● Data shown:
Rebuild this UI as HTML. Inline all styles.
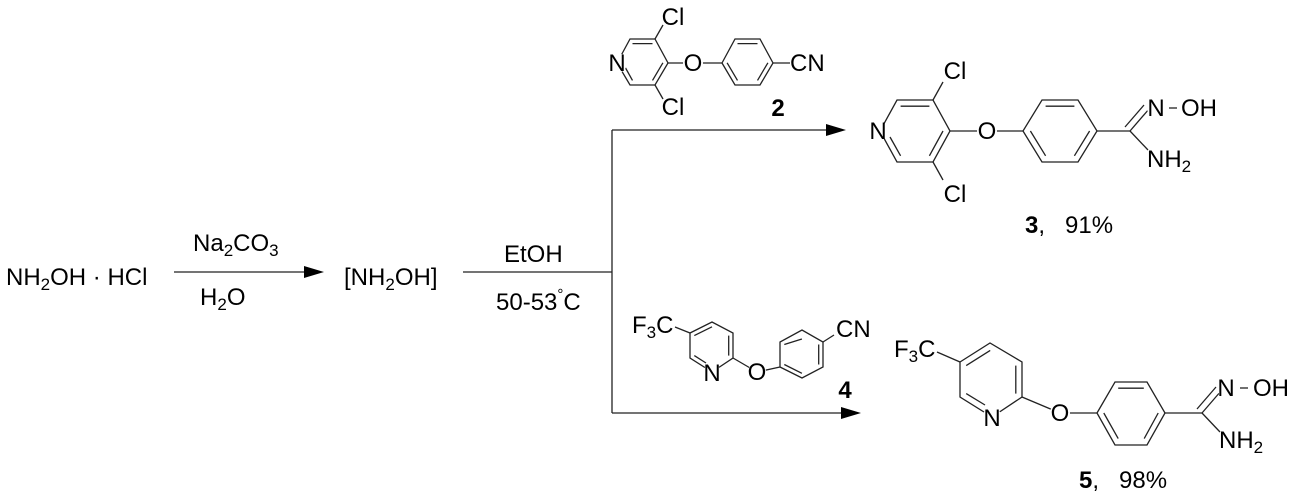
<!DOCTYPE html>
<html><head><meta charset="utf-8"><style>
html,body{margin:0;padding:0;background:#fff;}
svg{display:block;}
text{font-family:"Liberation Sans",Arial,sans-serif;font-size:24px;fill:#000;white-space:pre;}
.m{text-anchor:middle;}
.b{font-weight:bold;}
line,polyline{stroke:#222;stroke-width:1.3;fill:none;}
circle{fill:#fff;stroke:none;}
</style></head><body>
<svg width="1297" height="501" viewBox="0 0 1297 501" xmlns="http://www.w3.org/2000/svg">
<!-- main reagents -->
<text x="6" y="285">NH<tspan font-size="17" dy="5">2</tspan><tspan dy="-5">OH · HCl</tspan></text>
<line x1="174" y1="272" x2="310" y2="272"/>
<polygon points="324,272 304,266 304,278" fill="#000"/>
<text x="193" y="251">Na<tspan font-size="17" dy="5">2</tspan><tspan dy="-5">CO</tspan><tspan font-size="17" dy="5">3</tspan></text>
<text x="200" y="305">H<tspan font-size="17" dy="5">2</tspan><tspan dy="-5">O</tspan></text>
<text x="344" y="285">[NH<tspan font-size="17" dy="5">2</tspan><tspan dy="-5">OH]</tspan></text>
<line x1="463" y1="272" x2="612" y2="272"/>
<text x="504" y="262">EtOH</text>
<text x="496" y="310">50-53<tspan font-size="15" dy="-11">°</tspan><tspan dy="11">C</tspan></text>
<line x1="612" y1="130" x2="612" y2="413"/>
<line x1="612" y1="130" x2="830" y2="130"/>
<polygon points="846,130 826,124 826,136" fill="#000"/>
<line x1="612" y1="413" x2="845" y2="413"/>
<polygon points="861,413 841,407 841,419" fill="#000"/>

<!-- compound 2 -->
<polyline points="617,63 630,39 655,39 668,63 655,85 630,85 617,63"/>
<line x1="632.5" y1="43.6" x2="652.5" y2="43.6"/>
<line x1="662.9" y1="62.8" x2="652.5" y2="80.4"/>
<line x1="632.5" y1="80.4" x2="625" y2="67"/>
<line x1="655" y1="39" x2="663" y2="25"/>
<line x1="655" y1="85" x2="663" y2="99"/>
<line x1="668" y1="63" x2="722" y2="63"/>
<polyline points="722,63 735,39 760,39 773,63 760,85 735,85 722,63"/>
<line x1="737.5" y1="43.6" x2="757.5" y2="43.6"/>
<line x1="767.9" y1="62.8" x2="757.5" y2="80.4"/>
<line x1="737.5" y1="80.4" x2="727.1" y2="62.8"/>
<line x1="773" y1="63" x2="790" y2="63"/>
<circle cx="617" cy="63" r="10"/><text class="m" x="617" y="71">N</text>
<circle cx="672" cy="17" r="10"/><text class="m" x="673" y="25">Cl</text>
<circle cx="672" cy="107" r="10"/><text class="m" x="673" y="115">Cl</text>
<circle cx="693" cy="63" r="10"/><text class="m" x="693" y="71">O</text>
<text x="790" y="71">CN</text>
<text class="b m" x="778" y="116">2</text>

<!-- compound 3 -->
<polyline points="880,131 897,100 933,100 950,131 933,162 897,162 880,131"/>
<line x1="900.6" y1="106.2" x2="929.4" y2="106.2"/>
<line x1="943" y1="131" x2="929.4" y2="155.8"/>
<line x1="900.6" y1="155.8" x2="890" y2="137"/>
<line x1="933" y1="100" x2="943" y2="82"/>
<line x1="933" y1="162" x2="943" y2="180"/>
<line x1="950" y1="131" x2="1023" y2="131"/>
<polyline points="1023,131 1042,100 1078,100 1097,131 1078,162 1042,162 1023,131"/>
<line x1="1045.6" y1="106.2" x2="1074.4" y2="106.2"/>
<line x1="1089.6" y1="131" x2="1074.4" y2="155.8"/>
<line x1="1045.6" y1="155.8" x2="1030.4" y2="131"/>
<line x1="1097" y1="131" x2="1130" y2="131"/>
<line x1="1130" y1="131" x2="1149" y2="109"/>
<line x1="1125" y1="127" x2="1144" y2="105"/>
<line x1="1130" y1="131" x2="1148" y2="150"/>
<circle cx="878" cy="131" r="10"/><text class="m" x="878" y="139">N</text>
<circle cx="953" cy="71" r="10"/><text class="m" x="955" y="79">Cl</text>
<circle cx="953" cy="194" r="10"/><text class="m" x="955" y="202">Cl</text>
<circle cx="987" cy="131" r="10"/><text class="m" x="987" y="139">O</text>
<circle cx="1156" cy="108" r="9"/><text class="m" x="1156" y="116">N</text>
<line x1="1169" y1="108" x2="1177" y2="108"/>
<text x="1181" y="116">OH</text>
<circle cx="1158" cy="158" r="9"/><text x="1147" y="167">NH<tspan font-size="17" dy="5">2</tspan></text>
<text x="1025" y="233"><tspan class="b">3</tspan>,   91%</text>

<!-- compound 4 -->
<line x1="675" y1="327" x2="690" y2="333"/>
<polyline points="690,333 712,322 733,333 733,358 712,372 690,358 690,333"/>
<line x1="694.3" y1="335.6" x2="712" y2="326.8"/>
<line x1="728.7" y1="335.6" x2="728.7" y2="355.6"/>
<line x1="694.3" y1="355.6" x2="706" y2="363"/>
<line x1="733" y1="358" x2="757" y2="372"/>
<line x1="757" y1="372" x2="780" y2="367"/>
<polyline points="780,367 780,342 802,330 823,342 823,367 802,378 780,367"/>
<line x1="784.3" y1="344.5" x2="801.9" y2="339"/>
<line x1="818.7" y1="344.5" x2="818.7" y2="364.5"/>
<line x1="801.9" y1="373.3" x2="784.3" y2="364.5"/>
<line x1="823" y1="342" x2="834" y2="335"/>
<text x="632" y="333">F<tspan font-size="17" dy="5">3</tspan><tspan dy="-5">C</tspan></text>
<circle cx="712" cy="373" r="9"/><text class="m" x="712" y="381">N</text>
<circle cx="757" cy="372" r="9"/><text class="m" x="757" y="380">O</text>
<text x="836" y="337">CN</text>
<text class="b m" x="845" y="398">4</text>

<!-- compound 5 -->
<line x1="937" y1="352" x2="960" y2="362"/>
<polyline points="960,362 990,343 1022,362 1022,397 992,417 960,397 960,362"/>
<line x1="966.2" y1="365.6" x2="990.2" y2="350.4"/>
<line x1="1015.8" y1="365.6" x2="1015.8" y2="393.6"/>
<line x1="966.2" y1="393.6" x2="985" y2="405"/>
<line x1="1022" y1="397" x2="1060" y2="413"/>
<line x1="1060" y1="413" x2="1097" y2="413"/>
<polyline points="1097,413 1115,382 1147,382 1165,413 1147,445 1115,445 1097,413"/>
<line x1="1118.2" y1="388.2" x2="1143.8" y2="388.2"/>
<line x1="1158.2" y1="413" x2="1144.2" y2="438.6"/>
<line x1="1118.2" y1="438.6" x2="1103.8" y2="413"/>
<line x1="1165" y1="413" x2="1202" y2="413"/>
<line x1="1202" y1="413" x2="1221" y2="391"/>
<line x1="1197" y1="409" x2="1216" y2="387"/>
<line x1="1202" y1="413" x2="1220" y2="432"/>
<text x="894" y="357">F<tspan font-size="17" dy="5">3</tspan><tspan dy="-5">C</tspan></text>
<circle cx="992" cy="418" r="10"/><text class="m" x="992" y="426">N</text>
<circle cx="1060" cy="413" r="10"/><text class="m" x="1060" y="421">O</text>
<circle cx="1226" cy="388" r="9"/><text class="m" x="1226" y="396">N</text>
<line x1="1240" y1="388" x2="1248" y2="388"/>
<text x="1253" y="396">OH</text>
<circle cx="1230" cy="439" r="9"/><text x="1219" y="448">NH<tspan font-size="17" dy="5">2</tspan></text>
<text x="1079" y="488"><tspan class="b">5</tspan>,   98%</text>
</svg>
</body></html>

● Prompt: Output an exact copy of the material, with the pictures removed.

● Result below:
Rebuild this UI as HTML. Inline all styles.
<!DOCTYPE html>
<html><head><meta charset="utf-8"><style>
html,body{margin:0;padding:0;background:#fff;}
svg{display:block;}
text{font-family:"Liberation Sans",Arial,sans-serif;font-size:24px;fill:#000;white-space:pre;}
.m{text-anchor:middle;}
.b{font-weight:bold;}
line,polyline{stroke:#222;stroke-width:1.3;fill:none;}
circle{fill:#fff;stroke:none;}
</style></head><body>
<svg width="1297" height="501" viewBox="0 0 1297 501" xmlns="http://www.w3.org/2000/svg">
<!-- main reagents -->
<text x="6" y="285">NH<tspan font-size="17" dy="5">2</tspan><tspan dy="-5">OH · HCl</tspan></text>
<line x1="174" y1="272" x2="310" y2="272"/>
<polygon points="324,272 304,266 304,278" fill="#000"/>
<text x="193" y="251">Na<tspan font-size="17" dy="5">2</tspan><tspan dy="-5">CO</tspan><tspan font-size="17" dy="5">3</tspan></text>
<text x="200" y="305">H<tspan font-size="17" dy="5">2</tspan><tspan dy="-5">O</tspan></text>
<text x="344" y="285">[NH<tspan font-size="17" dy="5">2</tspan><tspan dy="-5">OH]</tspan></text>
<line x1="463" y1="272" x2="612" y2="272"/>
<text x="504" y="262">EtOH</text>
<text x="496" y="310">50-53<tspan font-size="15" dy="-11">°</tspan><tspan dy="11">C</tspan></text>
<line x1="612" y1="130" x2="612" y2="413"/>
<line x1="612" y1="130" x2="830" y2="130"/>
<polygon points="846,130 826,124 826,136" fill="#000"/>
<line x1="612" y1="413" x2="845" y2="413"/>
<polygon points="861,413 841,407 841,419" fill="#000"/>

<!-- compound 2 -->
<polyline points="617,63 630,39 655,39 668,63 655,85 630,85 617,63"/>
<line x1="632.5" y1="43.6" x2="652.5" y2="43.6"/>
<line x1="662.9" y1="62.8" x2="652.5" y2="80.4"/>
<line x1="632.5" y1="80.4" x2="625" y2="67"/>
<line x1="655" y1="39" x2="663" y2="25"/>
<line x1="655" y1="85" x2="663" y2="99"/>
<line x1="668" y1="63" x2="722" y2="63"/>
<polyline points="722,63 735,39 760,39 773,63 760,85 735,85 722,63"/>
<line x1="737.5" y1="43.6" x2="757.5" y2="43.6"/>
<line x1="767.9" y1="62.8" x2="757.5" y2="80.4"/>
<line x1="737.5" y1="80.4" x2="727.1" y2="62.8"/>
<line x1="773" y1="63" x2="790" y2="63"/>
<circle cx="617" cy="63" r="10"/><text class="m" x="617" y="71">N</text>
<circle cx="672" cy="17" r="10"/><text class="m" x="673" y="25">Cl</text>
<circle cx="672" cy="107" r="10"/><text class="m" x="673" y="115">Cl</text>
<circle cx="693" cy="63" r="10"/><text class="m" x="693" y="71">O</text>
<text x="790" y="71">CN</text>
<text class="b m" x="778" y="116">2</text>

<!-- compound 3 -->
<polyline points="880,131 897,100 933,100 950,131 933,162 897,162 880,131"/>
<line x1="900.6" y1="106.2" x2="929.4" y2="106.2"/>
<line x1="943" y1="131" x2="929.4" y2="155.8"/>
<line x1="900.6" y1="155.8" x2="890" y2="137"/>
<line x1="933" y1="100" x2="943" y2="82"/>
<line x1="933" y1="162" x2="943" y2="180"/>
<line x1="950" y1="131" x2="1023" y2="131"/>
<polyline points="1023,131 1042,100 1078,100 1097,131 1078,162 1042,162 1023,131"/>
<line x1="1045.6" y1="106.2" x2="1074.4" y2="106.2"/>
<line x1="1089.6" y1="131" x2="1074.4" y2="155.8"/>
<line x1="1045.6" y1="155.8" x2="1030.4" y2="131"/>
<line x1="1097" y1="131" x2="1130" y2="131"/>
<line x1="1130" y1="131" x2="1149" y2="109"/>
<line x1="1125" y1="127" x2="1144" y2="105"/>
<line x1="1130" y1="131" x2="1148" y2="150"/>
<circle cx="878" cy="131" r="10"/><text class="m" x="878" y="139">N</text>
<circle cx="953" cy="71" r="10"/><text class="m" x="955" y="79">Cl</text>
<circle cx="953" cy="194" r="10"/><text class="m" x="955" y="202">Cl</text>
<circle cx="987" cy="131" r="10"/><text class="m" x="987" y="139">O</text>
<circle cx="1156" cy="108" r="9"/><text class="m" x="1156" y="116">N</text>
<line x1="1169" y1="108" x2="1177" y2="108"/>
<text x="1181" y="116">OH</text>
<circle cx="1158" cy="158" r="9"/><text x="1147" y="167">NH<tspan font-size="17" dy="5">2</tspan></text>
<text x="1025" y="233"><tspan class="b">3</tspan>,   91%</text>

<!-- compound 4 -->
<line x1="675" y1="327" x2="690" y2="333"/>
<polyline points="690,333 712,322 733,333 733,358 712,372 690,358 690,333"/>
<line x1="694.3" y1="335.6" x2="712" y2="326.8"/>
<line x1="728.7" y1="335.6" x2="728.7" y2="355.6"/>
<line x1="694.3" y1="355.6" x2="706" y2="363"/>
<line x1="733" y1="358" x2="757" y2="372"/>
<line x1="757" y1="372" x2="780" y2="367"/>
<polyline points="780,367 780,342 802,330 823,342 823,367 802,378 780,367"/>
<line x1="784.3" y1="344.5" x2="801.9" y2="339"/>
<line x1="818.7" y1="344.5" x2="818.7" y2="364.5"/>
<line x1="801.9" y1="373.3" x2="784.3" y2="364.5"/>
<line x1="823" y1="342" x2="834" y2="335"/>
<text x="632" y="333">F<tspan font-size="17" dy="5">3</tspan><tspan dy="-5">C</tspan></text>
<circle cx="712" cy="373" r="9"/><text class="m" x="712" y="381">N</text>
<circle cx="757" cy="372" r="9"/><text class="m" x="757" y="380">O</text>
<text x="836" y="337">CN</text>
<text class="b m" x="845" y="398">4</text>

<!-- compound 5 -->
<line x1="937" y1="352" x2="960" y2="362"/>
<polyline points="960,362 990,343 1022,362 1022,397 992,417 960,397 960,362"/>
<line x1="966.2" y1="365.6" x2="990.2" y2="350.4"/>
<line x1="1015.8" y1="365.6" x2="1015.8" y2="393.6"/>
<line x1="966.2" y1="393.6" x2="985" y2="405"/>
<line x1="1022" y1="397" x2="1060" y2="413"/>
<line x1="1060" y1="413" x2="1097" y2="413"/>
<polyline points="1097,413 1115,382 1147,382 1165,413 1147,445 1115,445 1097,413"/>
<line x1="1118.2" y1="388.2" x2="1143.8" y2="388.2"/>
<line x1="1158.2" y1="413" x2="1144.2" y2="438.6"/>
<line x1="1118.2" y1="438.6" x2="1103.8" y2="413"/>
<line x1="1165" y1="413" x2="1202" y2="413"/>
<line x1="1202" y1="413" x2="1221" y2="391"/>
<line x1="1197" y1="409" x2="1216" y2="387"/>
<line x1="1202" y1="413" x2="1220" y2="432"/>
<text x="894" y="357">F<tspan font-size="17" dy="5">3</tspan><tspan dy="-5">C</tspan></text>
<circle cx="992" cy="418" r="10"/><text class="m" x="992" y="426">N</text>
<circle cx="1060" cy="413" r="10"/><text class="m" x="1060" y="421">O</text>
<circle cx="1226" cy="388" r="9"/><text class="m" x="1226" y="396">N</text>
<line x1="1240" y1="388" x2="1248" y2="388"/>
<text x="1253" y="396">OH</text>
<circle cx="1230" cy="439" r="9"/><text x="1219" y="448">NH<tspan font-size="17" dy="5">2</tspan></text>
<text x="1079" y="488"><tspan class="b">5</tspan>,   98%</text>
</svg>
</body></html>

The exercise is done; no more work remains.